Sossegou apenas quando cruzamos um sujeito com o carro estacionado no acostamento inclinando o pescoço para dentro do mato. "Você perdeu um cavalo branco?". A pergunta era absurda, a situação toda era absurda. E o melhor é que era o dono do cavalo. Ele e a mulher nos seguiram e, como forma de agradecimento em fartura, ofereceram um queijo em sua casa, que era ali perto. "É um bom cavalo", ele repetia. Eu queria saber se tinha nome, e o paraíba ralhava comigo, onde já se viu animal na roça não tem nome.
O banco de madeira que viajou de Urubici para Joinville, Joinville para São Paulo, e chegou bem em um dos lugares mais incólomes da cidade, a Feirinha da Madrugada do Brás.

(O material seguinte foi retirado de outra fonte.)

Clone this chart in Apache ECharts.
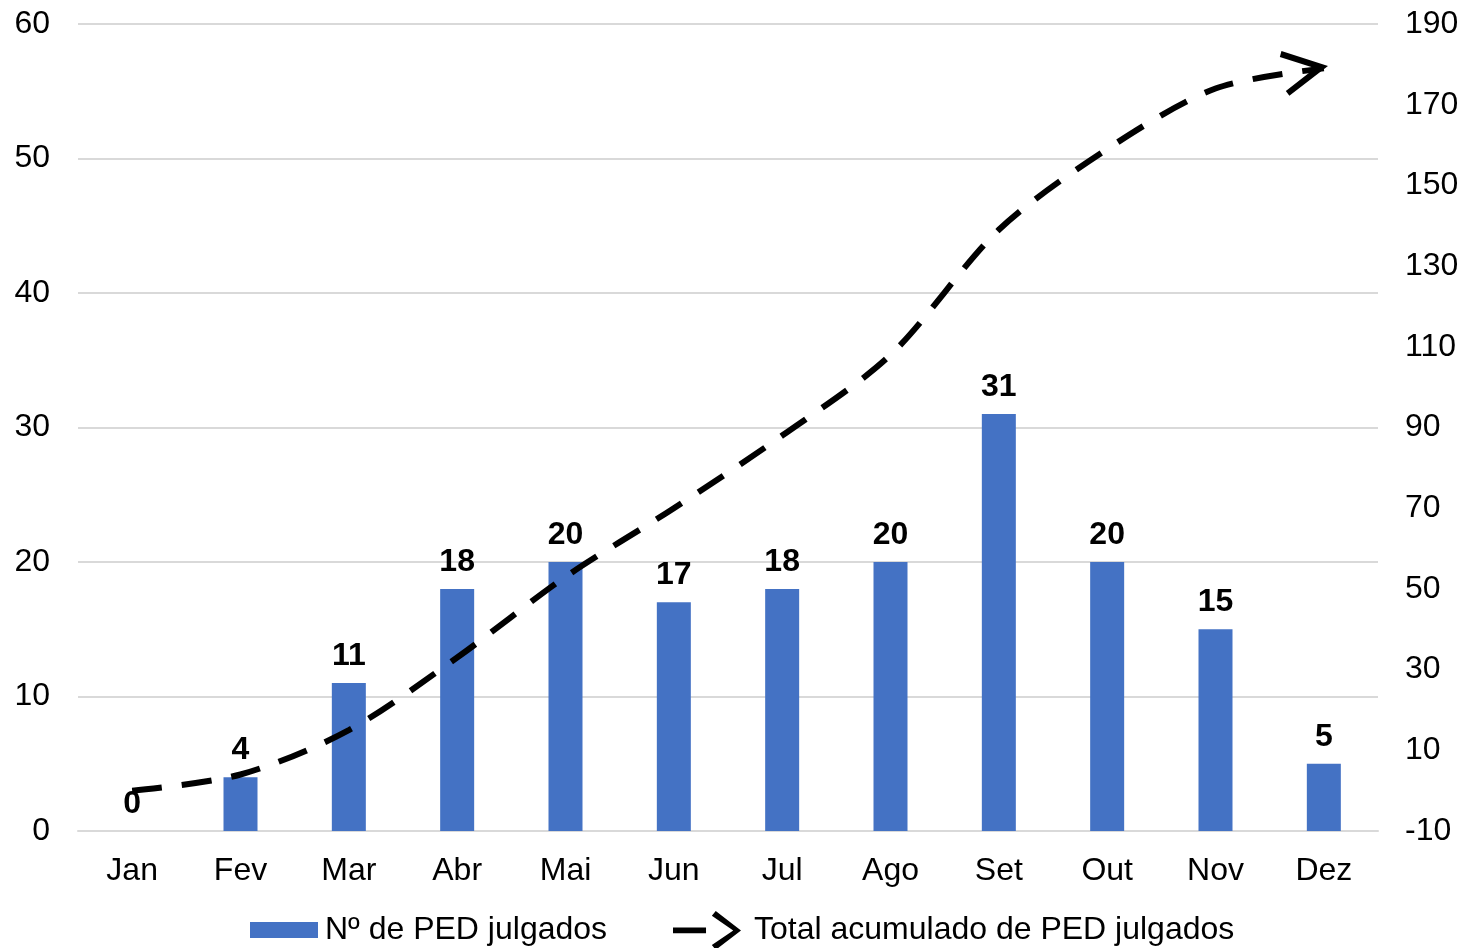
<!DOCTYPE html>
<html>
<head>
<meta charset="utf-8">
<title>PED julgados</title>
<script src="https://cdn.jsdelivr.net/npm/echarts@6/dist/echarts.min.js"></script>
<style>
  html, body { margin: 0; padding: 0; background: #fff; }
  #chart { width: 1463px; height: 948px; }
</style>
</head>
<body>
<div id="chart"></div>
<script>
  // dados
  var meses = ['Jan', 'Fev', 'Mar', 'Abr', 'Mai', 'Jun', 'Jul', 'Ago', 'Set', 'Out', 'Nov', 'Dez'];
  var julgados = [0, 4, 11, 18, 20, 17, 18, 20, 31, 20, 15, 5];
  var acumulado = [0, 4, 15, 33, 53, 70, 88, 108, 139, 159, 174, 179];
  var nomeBarra = 'Nº de PED julgados';
  var nomeLinha = 'Total acumulado de PED julgados';

  var fonte = '"Liberation Sans", Arial, sans-serif';

  // a seta fica só no último ponto
  var dadosLinha = acumulado.map(function (v, i) {
    if (i !== acumulado.length - 1) return v;
    return {
      value: v,
      symbol: 'path://M0,0 L10,5 L0,10',
      symbolSize: [38, 40],
      symbolRotate: 10,
      symbolOffset: [-21, 2],
      itemStyle: { color: 'none', borderColor: '#000', borderWidth: 6 }
    };
  });

  var chart = echarts.init(document.getElementById('chart'));
  chart.setOption({
    animation: false,
    textStyle: { fontFamily: fonte },
    grid: { left: 78, right: 85, top: 24, bottom: 117 },
    legend: [
      {
        data: [nomeBarra],
        left: 250,
        top: 914,
        padding: 0,
        itemWidth: 68,
        itemHeight: 16,
        icon: 'rect',
        textStyle: { fontSize: 32, color: '#000', fontFamily: fonte, padding: [0, 0, 0, 2] }
      },
      {
        data: [nomeLinha],
        left: 673,
        top: 911,
        padding: 0,
        itemWidth: 68,
        itemHeight: 40,
        icon: 'path://M0,17 L34,17 L34,23 L0,23 Z M40,5 L44,0 L70,20 L44,40 L40,35 L62,20 Z',
        itemStyle: { color: '#000', borderWidth: 0 },
        lineStyle: { width: 0 },
        textStyle: { fontSize: 32, color: '#000', fontFamily: fonte, padding: [0, 0, 0, 8] }
      }
    ],
    xAxis: {
      type: 'category',
      data: meses,
      axisLine: { lineStyle: { color: '#d9d9d9', width: 2 } },
      axisTick: { show: false },
      axisLabel: { fontSize: 32, color: '#000', margin: 24 }
    },
    yAxis: [
      {
        type: 'value',
        min: 0,
        max: 60,
        interval: 10,
        axisLine: { show: false },
        axisTick: { show: false },
        axisLabel: { fontSize: 32, color: '#000', margin: 28 },
        splitLine: { lineStyle: { color: '#d9d9d9', width: 2 } }
      },
      {
        type: 'value',
        min: -10,
        max: 190,
        interval: 20,
        axisLine: { show: false },
        axisTick: { show: false },
        axisLabel: { fontSize: 32, color: '#000', margin: 27 },
        splitLine: { show: false }
      }
    ],
    series: [
      {
        name: nomeBarra,
        type: 'bar',
        data: julgados,
        barWidth: 34,
        itemStyle: { color: '#4472C4' },
        label: {
          show: true,
          position: 'top',
          distance: 11,
          fontSize: 32,
          fontWeight: 'bold',
          color: '#000'
        },
        z: 2
      },
      {
        name: nomeLinha,
        type: 'line',
        yAxisIndex: 1,
        data: dadosLinha,
        smooth: 0.3,
        symbol: 'none',
        showSymbol: true,
        lineStyle: { color: '#000', width: 6, type: [30, 20] },
        itemStyle: { color: '#000' },
        z: 3
      }
    ]
  });
</script>
</body>
</html>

Corujas na praia, pessoas carregando garrafas térmicas na praia, para o refil do chimarrão, oito homens empurrando meu carro no bairro de São Bento em Criciúma, corucacas no telhado, a maior araucária do mundo que sobrevive há 900 anos com um enorme rasgo no tranco, e ainda produz pinha, descobrir na Feira de Antiguidades do Masp que existiu um fotógrafo Tucci.
Pé de maçã. Maçã não é pra dar em pé, maçã nasceu pronta, vermelha com cabinho, maçã é roupa passada em cima da cama, é a Lady Di das frutas.
A garota que não sabia o que era peito de peru, e horas depois se lembrou, "ah! você disse peito de peru?", e a gargalhada que compartilhamos.
Quando eu morrer, quero que seja nonsense. "Mas, morreu, desse jeito, nesse dia?".
Amo nonsenses tão senses. Mais que doce de leite.